Barack, sweetie, let me spell this out for you: stop listening to the fools who keep telling you to "Move to the right! Move to the right!" You do not need them, because they could not be more wrong. How can you not see this? How can you not know this? It didn't work for Al Gore or John Kerry, and it ain't gonna work for you. (OK, technically, it did work for Al Gore, but that's another story.) In general, Democrats are really, super sick and tired of members of Congress who appear to be watered-down versions of Republicans. We do not need another pussy! We have enough pussies as elected officials! We do not need another idiotic Democratic candidate for president who is masquerading as a toned-down Republican. Next thing I know, you'll be chilling at NASCAR events and talking smack about gay marriage.
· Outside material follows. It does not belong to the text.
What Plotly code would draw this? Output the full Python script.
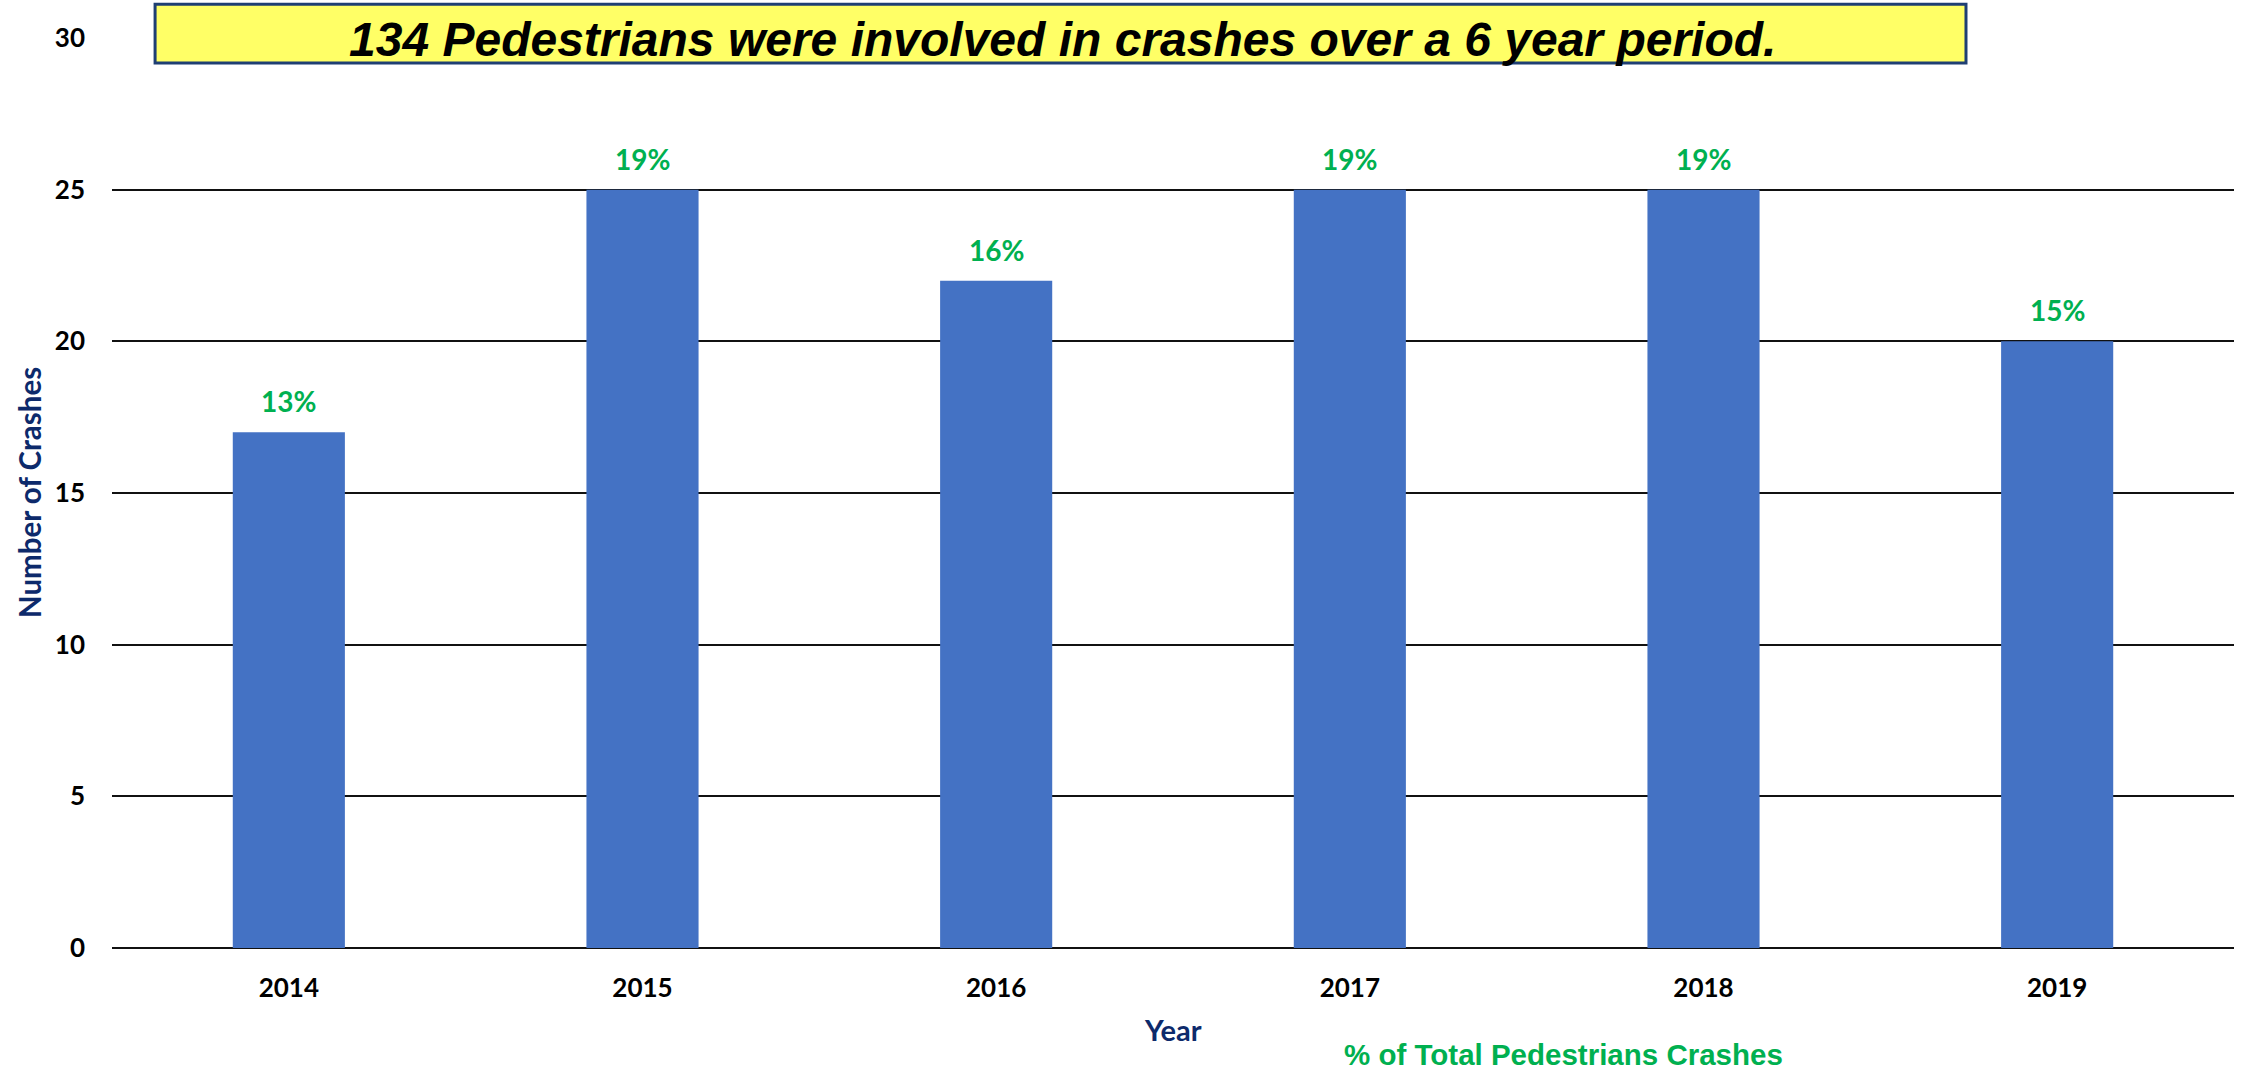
import plotly.graph_objects as go

# Pedestrian crash counts by year
years = ["2014", "2015", "2016", "2017", "2018", "2019"]
crashes = [17, 25, 22, 25, 25, 20]
total = sum(crashes)
share_labels = [f"{round(c / total * 100)}%" for c in crashes]

y_ticks = [0, 5, 10, 15, 20, 25, 30]

headline = f"{total} Pedestrians were involved in crashes over a 6 year period."
x_title = "Year"
y_title = "Number of Crashes"
share_title = "% of Total Pedestrians Crashes"

BAR = "#4472C4"
GREEN = "#00B050"
NAVY = "#0D2A6B"
LABEL_FONT = "Lato, 'Open Sans', sans-serif"
ARIAL = "'Liberation Sans', Arial, sans-serif"

fig = go.Figure(
    go.Bar(
        x=years,
        y=crashes,
        marker=dict(color=BAR, line=dict(width=0)),
        hoverinfo="x+y",
    )
)

annotations = []
# percentage of total above each bar (category axis positions by index)
for i, (c, lab) in enumerate(zip(crashes, share_labels)):
    annotations.append(dict(
        x=i, y=c, xref="x", yref="y", text=f"<b>{lab}</b>",
        showarrow=False, yanchor="bottom", yshift=12,
        font=dict(family=LABEL_FONT, size=28, color=GREEN),
    ))

# axis titles
annotations.append(dict(
    x=0.5, y=-0.0901, xref="paper", yref="paper", text=f"<b>{x_title}</b>",
    showarrow=False, xanchor="center", yanchor="middle",
    font=dict(family=LABEL_FONT, size=29, color=NAVY),
))
annotations.append(dict(
    x=-0.0391, y=0.5, xref="paper", yref="paper", text=f"<b>{y_title}</b>",
    showarrow=False, xanchor="center", yanchor="middle", textangle=-90,
    font=dict(family=LABEL_FONT, size=29.5, color=NAVY),
))
annotations.append(dict(
    x=0.6838, y=-0.1175, xref="paper", yref="paper", text=f"<b>{share_title}</b>",
    showarrow=False, xanchor="center", yanchor="middle",
    font=dict(family=ARIAL, size=29.5, color=GREEN),
))
# headline inside the yellow banner
annotations.append(dict(
    x=0.4479, y=0.9985, xref="paper", yref="paper", text=f"<b><i>{headline}</i></b>",
    showarrow=False, xanchor="center", yanchor="middle",
    font=dict(family=ARIAL, size=48, color="#000000"),
))

shapes = [dict(
    type="rect", xref="paper", yref="paper",
    x0=0.0203, x1=0.8737, y0=0.9725, y1=1.0370,
    fillcolor="#FFFF66", line=dict(color="#1F3F73", width=3), layer="above",
)]

fig.update_layout(
    width=2250, height=1071,
    margin=dict(l=112, r=16, t=38, b=123),
    paper_bgcolor="white", plot_bgcolor="white",
    bargap=0.683,
    showlegend=False,
    annotations=annotations,
    shapes=shapes,
    xaxis=dict(
        type="category",
        showgrid=False, showline=False, ticks="",
        tickfont=dict(family=LABEL_FONT, size=26, color="#000000", weight="bold"),
        ticklabelstandoff=22,
    ),
    yaxis=dict(
        range=[0, 30], tickvals=y_ticks, ticks="",
        showgrid=True, gridcolor="#111111", gridwidth=2,
        zeroline=True, zerolinecolor="#111111", zerolinewidth=2,
        showline=False,
        tickfont=dict(family=LABEL_FONT, size=26, color="#000000", weight="bold"),
        ticklabelstandoff=26,
    ),
)

fig.write_html("out.html")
I am your base, Senator Obama. I feel betrayed and somewhat unhinged, but that could just be the aforementioned medical issue. But I really feel deceived by you. I am no longer sure that I can trust you. And you're going to have to win back that trust, sir. From what I gather, your base is pissed as fucking hell about all of this. I am one of those people, one of those funtastic "netroots" folks. Actually, this is one lesson that you should have learned from George W. Bush: do. not. piss. off. your. base. Ever. I am the bread to your butter, the cake to your ice cream, and the tequilla to your lime. We compliment each other, we go well together, and we look awesome in both ebony and ivory. C'mon, man. Don't wreck this Stevie Wonder and Paul McCartney moment in time. And don't make me consider voting for Ralph Nader, or not voting at all, especially after my diatribe to Hillary supporters several weeks ago. I hate eating crow, because it tastes like total shit.
I'm sad. I'm heartbroken. I thought that what we had was real. How could you do this to me? Please tell me that you love me. Please tell me that this is all a big misunderstanding.